╭─ Provided entries
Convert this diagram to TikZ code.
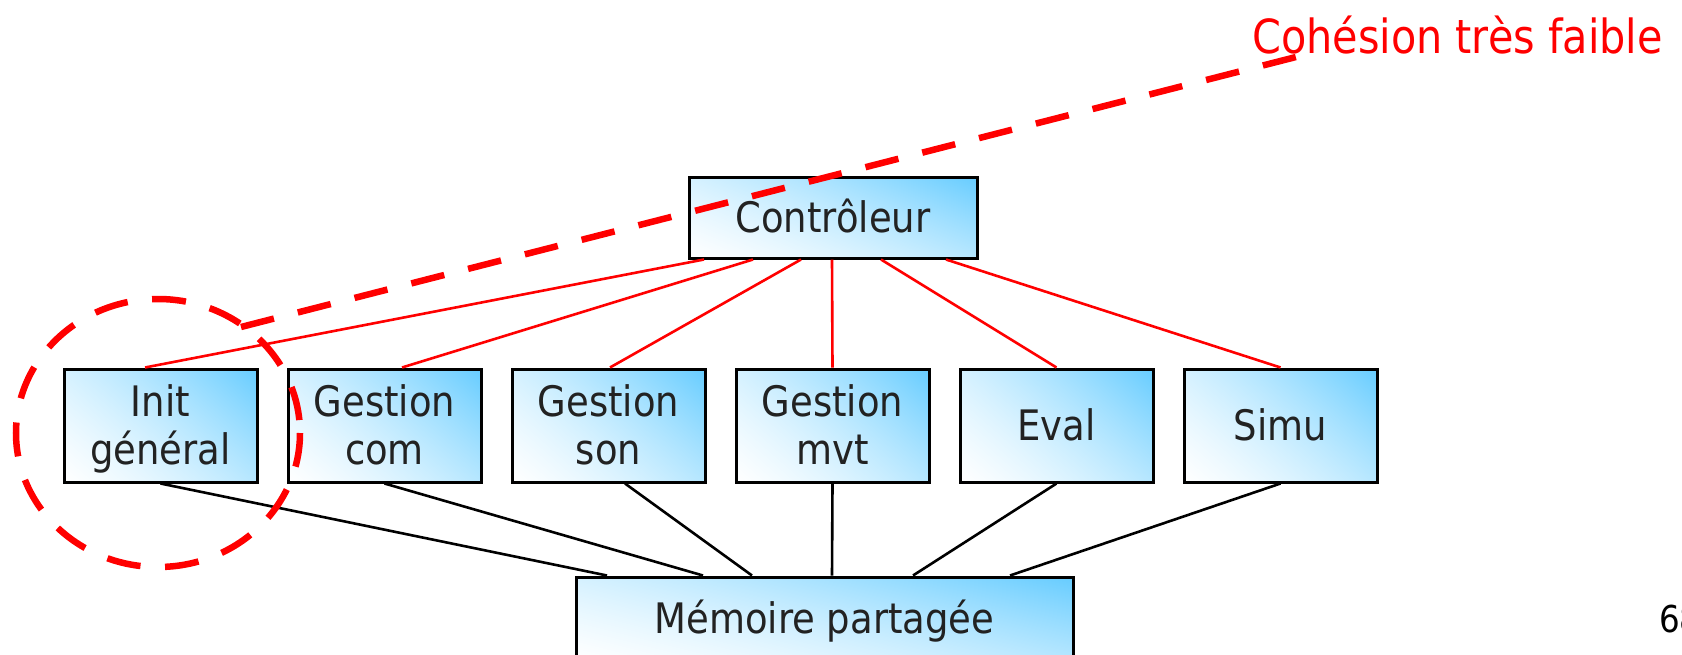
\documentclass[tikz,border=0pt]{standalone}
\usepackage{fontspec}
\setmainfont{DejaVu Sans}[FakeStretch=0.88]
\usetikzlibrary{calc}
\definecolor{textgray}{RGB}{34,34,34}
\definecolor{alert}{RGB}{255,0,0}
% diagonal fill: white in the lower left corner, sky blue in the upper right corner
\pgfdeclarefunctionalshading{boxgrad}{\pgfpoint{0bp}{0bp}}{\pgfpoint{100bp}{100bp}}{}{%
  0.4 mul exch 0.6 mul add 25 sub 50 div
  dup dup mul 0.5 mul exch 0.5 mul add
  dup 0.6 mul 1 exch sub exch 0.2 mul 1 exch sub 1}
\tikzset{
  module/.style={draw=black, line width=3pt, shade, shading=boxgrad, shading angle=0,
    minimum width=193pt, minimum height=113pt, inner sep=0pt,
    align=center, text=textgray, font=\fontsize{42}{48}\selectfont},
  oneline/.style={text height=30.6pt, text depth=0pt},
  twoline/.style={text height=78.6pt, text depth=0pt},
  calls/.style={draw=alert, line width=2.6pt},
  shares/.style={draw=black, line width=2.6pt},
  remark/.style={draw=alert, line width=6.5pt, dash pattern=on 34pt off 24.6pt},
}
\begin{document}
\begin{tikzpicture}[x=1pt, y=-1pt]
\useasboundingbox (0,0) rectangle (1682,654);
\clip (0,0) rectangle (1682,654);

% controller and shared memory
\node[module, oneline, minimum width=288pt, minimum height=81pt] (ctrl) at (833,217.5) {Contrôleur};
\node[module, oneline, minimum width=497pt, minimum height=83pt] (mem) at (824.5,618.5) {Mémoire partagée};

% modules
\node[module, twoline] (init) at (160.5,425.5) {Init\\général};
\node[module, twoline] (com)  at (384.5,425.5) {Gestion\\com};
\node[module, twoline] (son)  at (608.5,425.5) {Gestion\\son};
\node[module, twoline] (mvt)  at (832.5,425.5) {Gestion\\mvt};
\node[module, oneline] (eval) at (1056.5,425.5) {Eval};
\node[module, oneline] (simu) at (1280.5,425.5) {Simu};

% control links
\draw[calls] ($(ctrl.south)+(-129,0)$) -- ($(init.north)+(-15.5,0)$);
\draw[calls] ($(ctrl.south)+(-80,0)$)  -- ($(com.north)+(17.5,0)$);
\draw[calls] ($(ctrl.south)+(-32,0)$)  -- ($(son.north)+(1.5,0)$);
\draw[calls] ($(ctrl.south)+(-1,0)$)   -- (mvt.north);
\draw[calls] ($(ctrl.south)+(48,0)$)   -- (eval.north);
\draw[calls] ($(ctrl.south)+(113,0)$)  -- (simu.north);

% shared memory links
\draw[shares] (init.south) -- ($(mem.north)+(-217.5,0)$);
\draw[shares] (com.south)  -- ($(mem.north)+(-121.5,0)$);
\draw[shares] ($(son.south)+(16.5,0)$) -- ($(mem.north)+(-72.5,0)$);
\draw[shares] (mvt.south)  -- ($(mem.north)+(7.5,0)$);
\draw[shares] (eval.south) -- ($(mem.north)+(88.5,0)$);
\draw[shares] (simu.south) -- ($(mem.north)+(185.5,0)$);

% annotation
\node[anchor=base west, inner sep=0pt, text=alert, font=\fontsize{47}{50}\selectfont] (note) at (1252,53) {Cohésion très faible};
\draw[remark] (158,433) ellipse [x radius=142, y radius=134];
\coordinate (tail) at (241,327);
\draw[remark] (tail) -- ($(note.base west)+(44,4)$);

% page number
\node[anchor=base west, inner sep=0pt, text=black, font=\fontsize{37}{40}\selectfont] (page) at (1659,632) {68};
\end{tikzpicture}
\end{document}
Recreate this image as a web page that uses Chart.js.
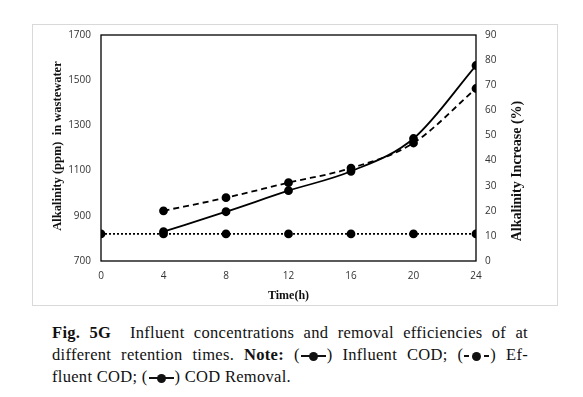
╰─
**Aim of the task**: Take the lines above from the top of the records through the one with "oneline] (simu) at" and repeat them exactly, without any pictures.

**Written response**:
Convert this diagram to TikZ code.
\documentclass[tikz,border=0pt]{standalone}
\usepackage{fontspec}
\setmainfont{DejaVu Sans}[FakeStretch=0.88]
\usetikzlibrary{calc}
\definecolor{textgray}{RGB}{34,34,34}
\definecolor{alert}{RGB}{255,0,0}
% diagonal fill: white in the lower left corner, sky blue in the upper right corner
\pgfdeclarefunctionalshading{boxgrad}{\pgfpoint{0bp}{0bp}}{\pgfpoint{100bp}{100bp}}{}{%
  0.4 mul exch 0.6 mul add 25 sub 50 div
  dup dup mul 0.5 mul exch 0.5 mul add
  dup 0.6 mul 1 exch sub exch 0.2 mul 1 exch sub 1}
\tikzset{
  module/.style={draw=black, line width=3pt, shade, shading=boxgrad, shading angle=0,
    minimum width=193pt, minimum height=113pt, inner sep=0pt,
    align=center, text=textgray, font=\fontsize{42}{48}\selectfont},
  oneline/.style={text height=30.6pt, text depth=0pt},
  twoline/.style={text height=78.6pt, text depth=0pt},
  calls/.style={draw=alert, line width=2.6pt},
  shares/.style={draw=black, line width=2.6pt},
  remark/.style={draw=alert, line width=6.5pt, dash pattern=on 34pt off 24.6pt},
}
\begin{document}
\begin{tikzpicture}[x=1pt, y=-1pt]
\useasboundingbox (0,0) rectangle (1682,654);
\clip (0,0) rectangle (1682,654);

% controller and shared memory
\node[module, oneline, minimum width=288pt, minimum height=81pt] (ctrl) at (833,217.5) {Contrôleur};
\node[module, oneline, minimum width=497pt, minimum height=83pt] (mem) at (824.5,618.5) {Mémoire partagée};

% modules
\node[module, twoline] (init) at (160.5,425.5) {Init\\général};
\node[module, twoline] (com)  at (384.5,425.5) {Gestion\\com};
\node[module, twoline] (son)  at (608.5,425.5) {Gestion\\son};
\node[module, twoline] (mvt)  at (832.5,425.5) {Gestion\\mvt};
\node[module, oneline] (eval) at (1056.5,425.5) {Eval};
\node[module, oneline] (simu) at (1280.5,425.5) {Simu};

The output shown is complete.